The embodiments relate to the field of electrical control device technologies, a contact apparatus, and an electromagnetic switch.

BACKGROUND

An electromagnetic switch is an electrical device that can frequently turn on, carry, and turn off a normal current and a specified overload current. An operating principle of the electromagnetic switch is that a current flows through a coil to generate a magnetic field, so that a contact is connected or disconnected, to control a load. The electromagnetic switch usually includes a contactor and a relay.

The coil in the electromagnetic switch is usually energized with a low voltage (for example, 12 V), and the contact is usually energized with a high voltage (for example, 380 V), to control the high voltage by using the low voltage. Usually, an insulator is disposed between the contact and the coil to isolate the high voltage and the low voltage while the high voltage is controlled by using the low voltage. However, for an electromagnetic switch mounted and used in a vehicle, because a coil is further electrically connected to a low-voltage device (for example, an audio and video control device or a USB) that is directly operated by a person in the vehicle, if insulation between a contact and the coil fails, a high voltage of the contact is transmitted to the low-voltage device of the vehicle through the coil, resulting in an electric shock to the person. Therefore, to ensure safety of the person, how to improve an insulation capability between the contact and the coil is an objective pursued by the industry.

SUMMARY

The embodiments may provide a contact apparatus and an electromagnetic switch that can improve an insulation capability between a contact and a coil.

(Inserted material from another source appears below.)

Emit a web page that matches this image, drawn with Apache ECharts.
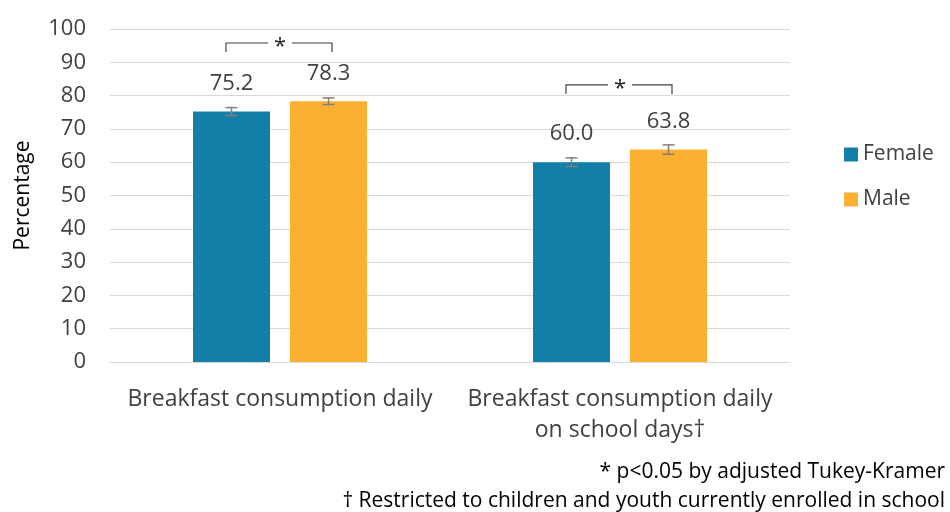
<!DOCTYPE html>
<html>
<head>
<meta charset="utf-8">
<script src="https://cdn.jsdelivr.net/npm/echarts@6/dist/echarts.min.js"></script>
<style>
  html, body { margin: 0; padding: 0; background: #fff; }
  #chart { width: 950px; height: 512px; }
</style>
</head>
<body>
<div id="chart"></div>
<script>
// data
const categories = ['Breakfast consumption daily', 'Breakfast consumption daily\non school days\u2020']
const femaleValues = [75.2, 60.0]
const maleValues = [78.3, 63.8]
const femaleErrors = [1.2, 1.3]
const maleErrors = [1.0, 1.4]
// significance brackets (height of the bracket in %, one per category)
const bracketLevels = [95.8, 83.2]
const footnotes = ['* p<0.05 by adjusted Tukey-Kramer', '\u2020 Restricted to children and youth currently enrolled in school']

const FONT = '"Open Sans", "Noto Sans", sans-serif'
const TEXT = '#404040'
const BAR_W = 77
const BAR_GAP = 20
const HALF = (BAR_W + BAR_GAP) / 2

const chart = echarts.init(document.getElementById('chart'))

// error bar drawing, side = -1 for female, +1 for male
const errorRender = (side) => (params, api) => {
  const cat = api.value(0)
  const lo = api.coord([cat, api.value(1)])
  const hi = api.coord([cat, api.value(2)])
  const x = lo[0] + side * HALF
  const cap = 6
  const style = { stroke: '#7f7f7f', lineWidth: 1.5 }
  return {
    type: 'group',
    children: [
      { type: 'line', shape: { x1: x, y1: lo[1], x2: x, y2: hi[1] }, style },
      { type: 'line', shape: { x1: x - cap, y1: lo[1], x2: x + cap, y2: lo[1] }, style },
      { type: 'line', shape: { x1: x - cap, y1: hi[1], x2: x + cap, y2: hi[1] }, style }
    ]
  }
}

const bracketRender = (params, api) => {
  const cat = api.value(0)
  const top = api.coord([cat, api.value(1)])
  const bottom = api.coord([cat, api.value(1) - 2.7])
  const cx = top[0]
  const x1 = cx - 54
  const x2 = cx + 52
  const style = { stroke: '#404040', lineWidth: 1.2, fill: null }
  return {
    type: 'group',
    children: [
      { type: 'polyline', shape: { points: [[x1, bottom[1]], [x1, top[1]], [cx - 12, top[1]]] }, style },
      { type: 'polyline', shape: { points: [[cx + 12, top[1]], [x2, top[1]], [x2, bottom[1]]] }, style },
      { type: 'text', style: { text: '*', x: cx, y: top[1] + 4, align: 'center', verticalAlign: 'middle', font: '22px ' + FONT, fill: '#222' } }
    ]
  }
}

const option = {
  backgroundColor: '#fff',
  animation: false,
  textStyle: { fontFamily: FONT },
  grid: { left: 110, right: 160, top: 29, bottom: 150 },
  legend: {
    orient: 'vertical',
    left: 839,
    top: 139,
    itemGap: 24,
    itemWidth: 14,
    itemHeight: 14,
    icon: 'rect',
    data: ['Female', 'Male'],
    textStyle: { fontSize: 21, color: TEXT, fontFamily: FONT }
  },
  xAxis: {
    type: 'category',
    data: categories,
    axisTick: { show: false },
    axisLine: { lineStyle: { color: '#d9d9d9' } },
    axisLabel: { interval: 0, hideOverlap: false, fontSize: 23, color: TEXT, margin: 22, lineHeight: 31, fontFamily: FONT }
  },
  yAxis: {
    type: 'value',
    min: 0,
    max: 100,
    interval: 10,
    name: 'Percentage',
    nameLocation: 'middle',
    nameGap: 76,
    nameTextStyle: { fontSize: 21, color: '#000', fontFamily: FONT },
    axisLabel: { fontSize: 22, color: TEXT, margin: 24, fontFamily: FONT },
    splitLine: { lineStyle: { color: '#d9d9d9' } }
  },
  series: [
    {
      name: 'Female',
      type: 'bar',
      data: femaleValues,
      barWidth: BAR_W,
      barGap: (BAR_GAP / BAR_W * 100) + '%',
      itemStyle: { color: '#137fa8' },
      label: { show: true, position: 'top', distance: 17, fontSize: 22, color: TEXT, formatter: p => p.value.toFixed(1) }
    },
    {
      name: 'Male',
      type: 'bar',
      data: maleValues,
      barWidth: BAR_W,
      itemStyle: { color: '#fbb034' },
      label: { show: true, position: 'top', distance: 17, fontSize: 22, color: TEXT, formatter: p => p.value.toFixed(1) }
    },
    {
      type: 'custom',
      renderItem: errorRender(-1),
      data: femaleValues.map((v, i) => [i, v - femaleErrors[i], v + femaleErrors[i]]),
      z: 10
    },
    {
      type: 'custom',
      renderItem: errorRender(1),
      data: maleValues.map((v, i) => [i, v - maleErrors[i], v + maleErrors[i]]),
      z: 10
    },
    {
      type: 'custom',
      renderItem: bracketRender,
      data: bracketLevels.map((v, i) => [i, v]),
      z: 10
    }
  ],
  graphic: [
    {
      type: 'text',
      right: 5,
      top: 462,
      style: { text: footnotes[0], font: '21px ' + FONT, fill: '#000', align: 'right' }
    },
    {
      type: 'text',
      right: 5,
      top: 491,
      style: { text: footnotes[1], font: '21px ' + FONT, fill: '#000', align: 'right' }
    }
  ]
}

chart.setOption(option)
</script>
</body>
</html>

According to a first aspect, an embodiment provides a contact apparatus. The contact apparatus includes: a hollow chamber with an opening disposed on one side, two spaced fixed contacts disposed on a top part of the chamber, and a moving contact assembly disposed inside the chamber, where the top part of the chamber is away from the opening, and the two fixed contacts extend into the chamber. The moving contact assembly includes a plastic insulating part, a push rod, a moving contact, and an elastic part. One end of the push rod is mounted on a driving apparatus, and the other end of the push rod is mounted on the insulating part. The moving contact is mounted on one side that is of the insulating part and that is back to the push rod. The elastic part is clamped between the insulating part and the moving contact, so that the moving contact is in contact with or separated from the pair of fixed contacts under the action of the push rod. A plurality of spaced protrusions is disposed on an outer wall that is of the insulating part and that is located between the moving contact and the push rod.

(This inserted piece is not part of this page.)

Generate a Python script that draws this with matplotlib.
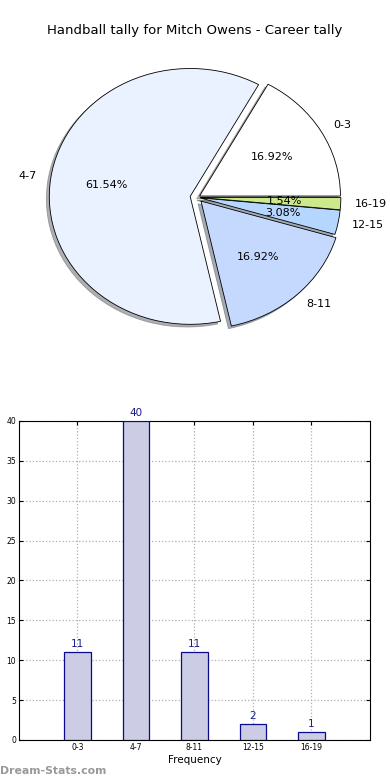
import matplotlib.pyplot as plt

categories = ["0-3", "4-7", "8-11", "12-15", "16-19"]
counts = [11, 40, 11, 2, 1]
slice_colors = ["#FFFFFF", "#EAF1FF", "#C5D9FF", "#B5D6FF", "#CCE98C"]
explode = [0.02, 0.05, 0.04, 0.02, 0.02]
yticks = [0, 5, 10, 15, 20, 25, 30, 35, 40]

fig = plt.figure(figsize=(3.9, 7.8), dpi=100)
fig.text(0.5, 0.961, "Handball tally for Mitch Owens - Career tally",
         ha="center", va="center", fontsize=9.5)

# pie (stretched, not circular, like the original)
ax1 = fig.add_axes([0.054, 0.542, 0.903, 0.41])
wedges, texts, autotexts = ax1.pie(
    counts, labels=categories, colors=slice_colors, explode=explode,
    autopct="%.2f%%", startangle=0, counterclock=True,
    shadow={"ox": -0.015, "oy": -0.015, "shade": 0.6},
    wedgeprops={"edgecolor": "black", "linewidth": 0.6},
    textprops={"fontsize": 8})
ax1.set_aspect("auto")

# bars
ax2 = fig.add_axes([0.0487, 0.0513, 0.9, 0.409])
x = list(range(len(categories)))
bars = ax2.bar(x, counts, width=0.45, color="#CCCCE4", edgecolor="#0A0A8C",
               linewidth=0.9, zorder=3)
for xi, c in zip(x, counts):
    ax2.text(xi, c + 0.4, str(c), ha="center", va="bottom", fontsize=7.5,
             color="#1A1A8C", clip_on=False)
ax2.set_xlim(-1, 5)
ax2.set_ylim(0, 40)
ax2.set_xticks(x)
ax2.set_xticklabels(categories, fontsize=5.5)
ax2.set_yticks(yticks)
ax2.tick_params(axis="y", labelsize=5.5)
ax2.tick_params(direction="in", length=3, top=True, right=True, pad=2)
ax2.grid(True, linestyle=":", color="#b0b0b0", linewidth=0.9, zorder=0)
ax2.set_xlabel("Frequency", fontsize=7.5, labelpad=2)
for s in ax2.spines.values():
    s.set_linewidth(0.8)

fig.text(0.0, 0.012, "Dream-Stats.com", fontsize=7.8, color="#999999",
         fontweight="bold", ha="left", va="center")

plt.savefig("out.png", dpi=100)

According to the first aspect, the plastic insulating part is configured to implement insulated isolation between the moving contact and the push rod, to prevent a surge voltage after the moving contact contacts the pair of fixed contacts from being transmitted to a coil. Because a plurality of spaced protrusion structures similar to high-voltage electrical insulators is disposed on the outer wall of the insulating part, a creepage distance on a material surface is increased, and an insulation capability of the insulating part is improved.

According to the first aspect, in a possible implementation, to ensure a maximum creepage distance, the plurality of spaced protrusions is disposed on the outer wall of the insulating part in an axial direction of the push rod. The plurality of protrusions is arranged in a ring or spiral shape in the axial direction of the push rod.

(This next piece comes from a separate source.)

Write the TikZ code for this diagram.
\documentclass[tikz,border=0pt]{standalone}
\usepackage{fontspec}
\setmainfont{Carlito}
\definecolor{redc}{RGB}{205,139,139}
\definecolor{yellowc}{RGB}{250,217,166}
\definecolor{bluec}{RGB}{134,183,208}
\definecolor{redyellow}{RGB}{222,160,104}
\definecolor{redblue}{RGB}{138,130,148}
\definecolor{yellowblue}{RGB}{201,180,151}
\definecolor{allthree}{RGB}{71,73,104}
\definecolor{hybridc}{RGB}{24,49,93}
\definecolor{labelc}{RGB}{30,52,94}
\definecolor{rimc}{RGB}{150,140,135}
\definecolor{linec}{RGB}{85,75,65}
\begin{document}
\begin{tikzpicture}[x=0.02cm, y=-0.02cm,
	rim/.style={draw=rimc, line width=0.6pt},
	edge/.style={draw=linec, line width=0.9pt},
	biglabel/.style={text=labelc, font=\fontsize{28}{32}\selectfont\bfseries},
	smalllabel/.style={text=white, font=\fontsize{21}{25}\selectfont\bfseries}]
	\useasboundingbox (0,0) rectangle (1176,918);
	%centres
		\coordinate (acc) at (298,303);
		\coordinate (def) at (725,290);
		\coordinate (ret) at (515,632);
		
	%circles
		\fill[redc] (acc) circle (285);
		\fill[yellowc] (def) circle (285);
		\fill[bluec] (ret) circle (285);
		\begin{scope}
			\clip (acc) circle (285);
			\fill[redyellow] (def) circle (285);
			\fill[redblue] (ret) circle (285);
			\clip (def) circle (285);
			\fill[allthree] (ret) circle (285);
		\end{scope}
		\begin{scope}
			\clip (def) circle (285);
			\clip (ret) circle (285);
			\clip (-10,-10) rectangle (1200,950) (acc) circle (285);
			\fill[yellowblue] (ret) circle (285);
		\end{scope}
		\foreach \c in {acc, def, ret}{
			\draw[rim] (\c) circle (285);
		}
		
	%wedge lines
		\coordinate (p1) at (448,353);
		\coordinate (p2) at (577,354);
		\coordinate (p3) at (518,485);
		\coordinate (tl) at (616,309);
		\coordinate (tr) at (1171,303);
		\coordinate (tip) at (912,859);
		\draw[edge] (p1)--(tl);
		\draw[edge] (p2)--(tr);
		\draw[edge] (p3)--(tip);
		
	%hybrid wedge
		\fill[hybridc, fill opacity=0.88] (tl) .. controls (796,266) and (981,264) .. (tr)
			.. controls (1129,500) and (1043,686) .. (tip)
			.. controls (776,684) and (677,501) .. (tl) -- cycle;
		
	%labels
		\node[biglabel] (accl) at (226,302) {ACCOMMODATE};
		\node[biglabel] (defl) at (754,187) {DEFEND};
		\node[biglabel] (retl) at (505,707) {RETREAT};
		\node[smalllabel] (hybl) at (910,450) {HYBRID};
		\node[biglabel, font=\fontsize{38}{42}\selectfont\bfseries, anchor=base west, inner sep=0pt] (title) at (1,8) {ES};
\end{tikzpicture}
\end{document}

According to the first aspect, in a possible implementation, the insulating part includes a base part, and the moving contact and the push rod are respectively mounted on two opposite sides of the base part; a peripheral edge of the base part protrudes in a direction moving close to the moving contact to form a cylindrical housing surrounding the elastic part; and the plurality of spaced protrusions is disposed around an outer surface of the cylindrical housing. In this way, a height of the insulating part can be decreased while the insulation capability of the insulating part is improved by increasing the creepage distance, thereby reducing a volume of the electromagnetic switch. The height refers to a size of the insulating part in the axial direction of the push rod.

According to the first aspect, in a possible implementation, the insulating part includes a base part, and the moving contact and the push rod are respectively mounted on two opposite sides of the base part; a peripheral edge of the base part protrudes in a direction moving away from the moving contact to form a cylindrical housing surrounding the push rod; and the plurality of spaced protrusions is disposed around an outer surface of the cylindrical housing. Therefore, a case in which a foreign matter intrudes into an insertion hole due to contact and separation between the pair of fixed contacts and the moving contact can be reduced.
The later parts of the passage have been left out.